L’énergie mécanique du système Terre-Lune a toujours été en diminuant, le frottement la transformant en chaleur. Si cette chaleur avait été employée à échauffer la Terre, elle aurait élevé sa température d’un certain nombre de degrés (Fahrenheit) : c’est ce nombre de degrés qui figure à la dernière colonne du Tableau. Sir G. H. Darwin fait remarquer que l’on pourrait peut-être invoquer cette cause pour expliquer l’origine de la chaleur interne du globe.

123.Sir G. H. Darwin a aussi essayé de calculer une valeur du coefficient de viscosité inconnu de la Terre, en partant de l’accélération séculaire de la Lune. Des observations d’éclipses dans l’antiquité ont permis d’évaluer cette accélération à 10″. Or, le calcul indique une accélération théorique de 6″ seulement. Il y a donc une accélération de 4″ que la gravitation n’explique pas[1]. Sir G. H. Darwin cherche, comme le fit autrefois Delaunay (no 95), à en rendre compte par l’augmentation du jour sidéral, due au frottement des marées. La Lune s’éloignant de la Terre subit réellement, non pas une accélération, mais un retard, et son accélération apparente ne serait due qu’à la différence entre le retard réel de la rotation terrestre et le retard réel de la révolution lunaire, le premier de ces deux retards étant plus grand que l’autre. C’est en égalant à 4″ la différence de ces deux retards, telle que la lui donnent ses formules, que Sir G. H. Darwin a calculé le coefficient de viscosité de l’intérieur de la Terre. Si l’on adoptait le coefficient ainsi obtenu, on trouverait pour la durée de l’évolution plusieurs milliards d’années ; mais il importe d’observer que la Terre a pu être autrefois beaucoup plus liquide qu’aujourd’hui.

124.Jusqu’ici, nous avons toujours adopté des unités particulières destinées à simplifier les formules.
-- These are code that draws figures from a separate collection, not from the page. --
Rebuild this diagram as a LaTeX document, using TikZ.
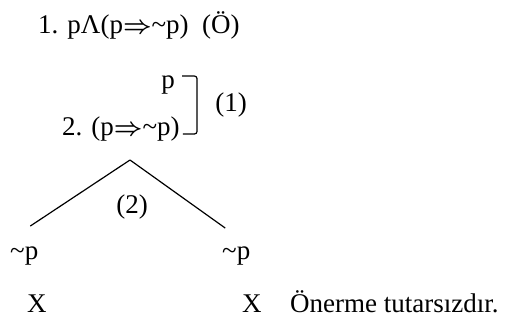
\documentclass[tikz,border=0pt]{standalone}
\usepackage{amsmath}
\usepackage{fontspec}
\setmainfont{Liberation Serif}
\usepackage{tikz}
\usetikzlibrary{positioning}
\newcommand{\Neg}{\textasciitilde}
\newcommand{\Imp}{$\boldsymbol\Rightarrow$}
\tikzset{
    satir/.style={inner sep=0pt,anchor=base west},
    dal/.style={line width=1.2pt},
    kanca/.style={line width=1.2pt,rounded corners=2.5pt}
}
\begin{document}
\begin{tikzpicture}[x=1pt,y=-1pt,font=\fontsize{27}{31}\selectfont]
    \useasboundingbox (0,0) rectangle (506,324);

        % Öncüller
    \node[satir] (onc1) at (38,33) {1. pΛ(p\Imp\Neg p)\enspace(Ö)};
    \node[satir,anchor=base east] (p) at (175,88) {p};
    \node[satir] (onc2) at (62,135) {2. (p\Imp\Neg p)};

        % Kural (1)
    \draw[kanca] ([xshift=7pt,yshift=-1pt]p.north east) -- ++(15,0)
                 |- ([xshift=3pt,yshift=1pt]onc2.base east);
    \node (k1) at (231,105) {(1)};

        % Kural (2): dallanma
    \coordinate (tepe) at (130,160);
    \node[satir] (negL) at (10,259) {\Neg p};
    \node[satir] (negR) at (222,259) {\Neg p};
    \draw[dal] (tepe) -- ([shift={(6,-20)}]negL.north);  % sol dal
    \draw[dal] (tepe) -- ([shift={(-11,-18)}]negR.north); % sağ dal
    \node (k2) at (132,207) {(2)};

        % Kapanan dallar
    \node[satir] (xL) at (27,312) {X};
    \node[satir] (xR) at (242,312) {X};
    \node[satir] (sonuc) at (290,312) {Önerme tutarsızdır.};

\end{tikzpicture}
\end{document}
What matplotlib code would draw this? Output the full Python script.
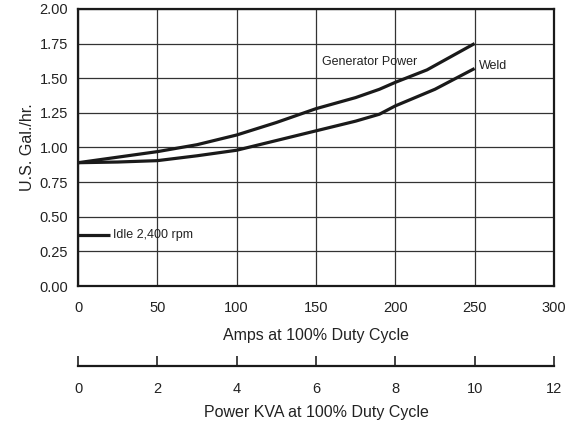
import numpy as np
import matplotlib.pyplot as plt

plt.rcParams['font.family'] = ['Liberation Sans Narrow', 'Liberation Sans', 'DejaVu Sans']

# data
gen_amps = [0, 25, 50, 75, 100, 125, 150, 175, 190, 200, 220, 250]
gen_gal = [0.89, 0.93, 0.97, 1.02, 1.09, 1.18, 1.28, 1.36, 1.42, 1.47, 1.56, 1.75]
weld_amps = [0, 25, 50, 75, 100, 125, 150, 175, 190, 200, 225, 250]
weld_gal = [0.89, 0.895, 0.905, 0.94, 0.98, 1.05, 1.12, 1.19, 1.24, 1.30, 1.42, 1.57]
idle_amps = [0, 20]
idle_gal = [0.37, 0.37]

amp_ticks = [0, 50, 100, 150, 200, 250, 300]
gal_ticks = [0.0, 0.25, 0.5, 0.75, 1.0, 1.25, 1.5, 1.75, 2.0]
kva_ticks = [0, 2, 4, 6, 8, 10, 12]

fig = plt.figure(figsize=(5.8, 4.25), dpi=100)
ax = fig.add_axes([0.1345, 0.327, 0.8205, 0.652])

ax.plot(gen_amps, gen_gal, color='#1a1a1a', lw=2.3, solid_capstyle='butt')
ax.plot(weld_amps, weld_gal, color='#1a1a1a', lw=2.3, solid_capstyle='butt')
ax.plot(idle_amps, idle_gal, color='#1a1a1a', lw=2.3, solid_capstyle='butt')

ax.text(154, 1.62, 'Generator Power', fontsize=9, va='center', ha='left', color='#222')
ax.text(253, 1.585, 'Weld', fontsize=9, va='center', ha='left', color='#222')
ax.text(22, 0.37, 'Idle 2,400 rpm', fontsize=9, va='center', ha='left', color='#222')

ax.set_xlim(0, 300)
ax.set_ylim(0, 2)
ax.set_xticks(amp_ticks)
ax.set_yticks(gal_ticks)
ax.set_yticklabels(['%.2f' % v for v in gal_ticks])
ax.grid(True, color='#333333', lw=0.9)
ax.tick_params(length=0, labelsize=10.5, colors='#222')
ax.tick_params(axis='y', pad=7)
ax.tick_params(axis='x', pad=11)
for s in ax.spines.values():
    s.set_linewidth(1.6)
    s.set_color('#1a1a1a')
ax.set_xlabel('Amps at 100% Duty Cycle', fontsize=11.5, labelpad=9, color='#222')
ax.set_ylabel('U.S. Gal./hr.', fontsize=11.5, labelpad=3, color='#222')

# second scale
ax2 = fig.add_axes([0.1345, 0.1395, 0.8205, 0.0001])
ax2.set_xlim(0, 12)
ax2.set_xticks(kva_ticks)
ax2.set_yticks([])
for side in ['top', 'left', 'right']:
    ax2.spines[side].set_visible(False)
ax2.spines['bottom'].set_linewidth(1.6)
ax2.spines['bottom'].set_color('#1a1a1a')
ax2.tick_params(axis='x', direction='in', length=7, width=1.2, labelsize=10.5, pad=12, colors='#222')
ax2.set_xlabel('Power KVA at 100% Duty Cycle', fontsize=11.5, labelpad=6, color='#222')

fig.savefig('out.png', dpi=100)
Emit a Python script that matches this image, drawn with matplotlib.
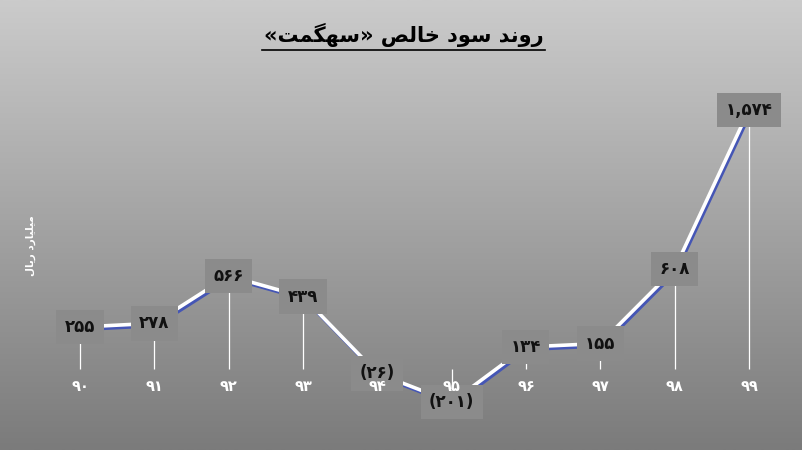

Cela était légitime, parce que nous étudiions l’action des marées produites par un même astre, la Lune,

  1. Peut-être qu’en ajoutant moins de foi à certains passages d’auteurs anciens qui en sont parfois peu dignes, ou dont les textes sont plus ou moins obscurs quand ils rapportent des observations d’éclipses, on arriverait à rétablir l’accord entre l’observation et la théorie de la gravitation.